Half-Eritrean, he until recently enjoyed what many regarded as an overly warm friendship with Mr Isiais. The TPLF leadership and army are also both full of hardliners itching for the chance to tear up colonial maps and march to the sea. So Mr Meles is in a quandary. Compromise, and it will be regarded as a signal the Tigrayan minority at the EPRDF's heart has sold out Ethiopia. Act tough, and one of the world's poorest countries faces another costly war. "Meles is treading a very thin line between keeping his hardliner Tigrayans at bay and being an Ethiopian nationalist," says a diplomat.

"If he succeeds he'll emerge the stronger. But there's a danger he'll be used by the TPLF as a scapegoat if things go wrong." Hence the rumours of house arrest. Hence also the speculation about a possible successor, with the name of Seyoum Mesfin, the uncompromising foreign minister, top of the list. In neighbouring Eritrea officials predict more than just a cabinet reshuffle, saying the war, in destroying a bond that helped a northern minority stay in power, heralds the TPLF's demise.

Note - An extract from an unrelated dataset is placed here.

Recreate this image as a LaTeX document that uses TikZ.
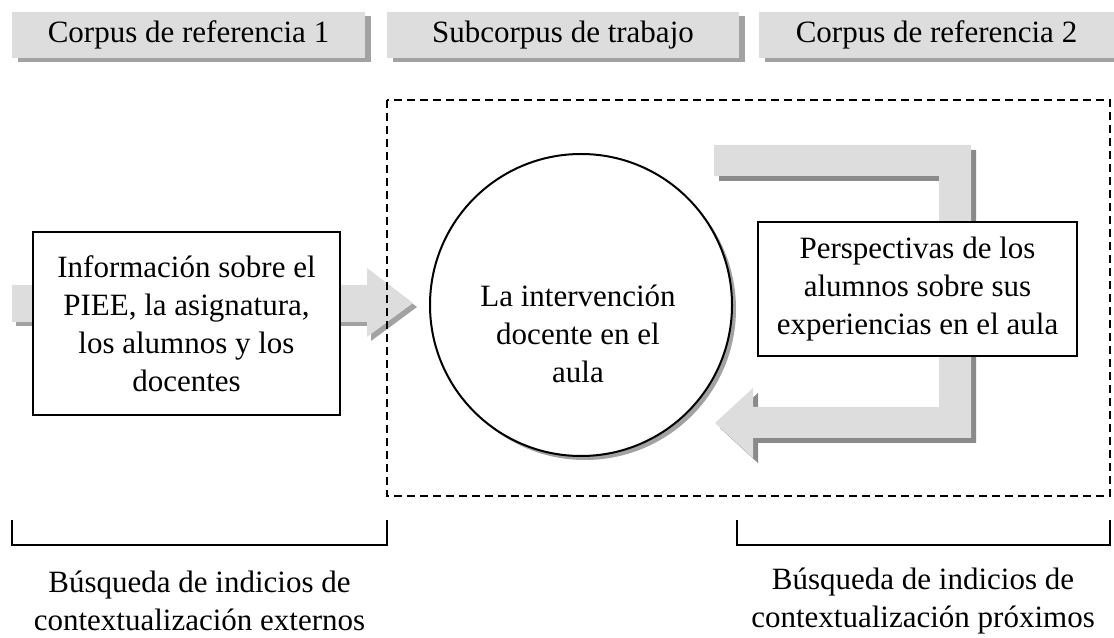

"This is the beginning of the end of the TPLF," says a minister in Asmara. "The country has proved too amorphous, too big for them. They don't have the support of the people and now they've turned against the EPLF, their only friends." They point to the federal constitution introduced in 1994, which split Ethiopia into nine ethnically based provinces. The government's adoption of federalism - paradoxical in the light of its recent reaction to anything smacking of territorial annexation - showed how aware the EPRDF was of the risk of fragmentation.

By dangling the right to secede in front of the provinces, Addis hoped to defuse regional tensions and keep Ethiopia together. But critics say the scheme proved a sham, as locally stationed TPLF cadres maintaining rigid central control.

With separatist aspirations still simmering in Oromiya, Afar and Somali regions, a mass army redeployment to the Eritrean border carries attendant risks. Already there are rumours of separatist representatives being spotted in Asmara, presumably courting Eritrean support. In Addis, such problems look far off. "In the long term there's the potential that certain areas will take advantage of the army's preoccupation," says a political analyst. "But we're not there yet."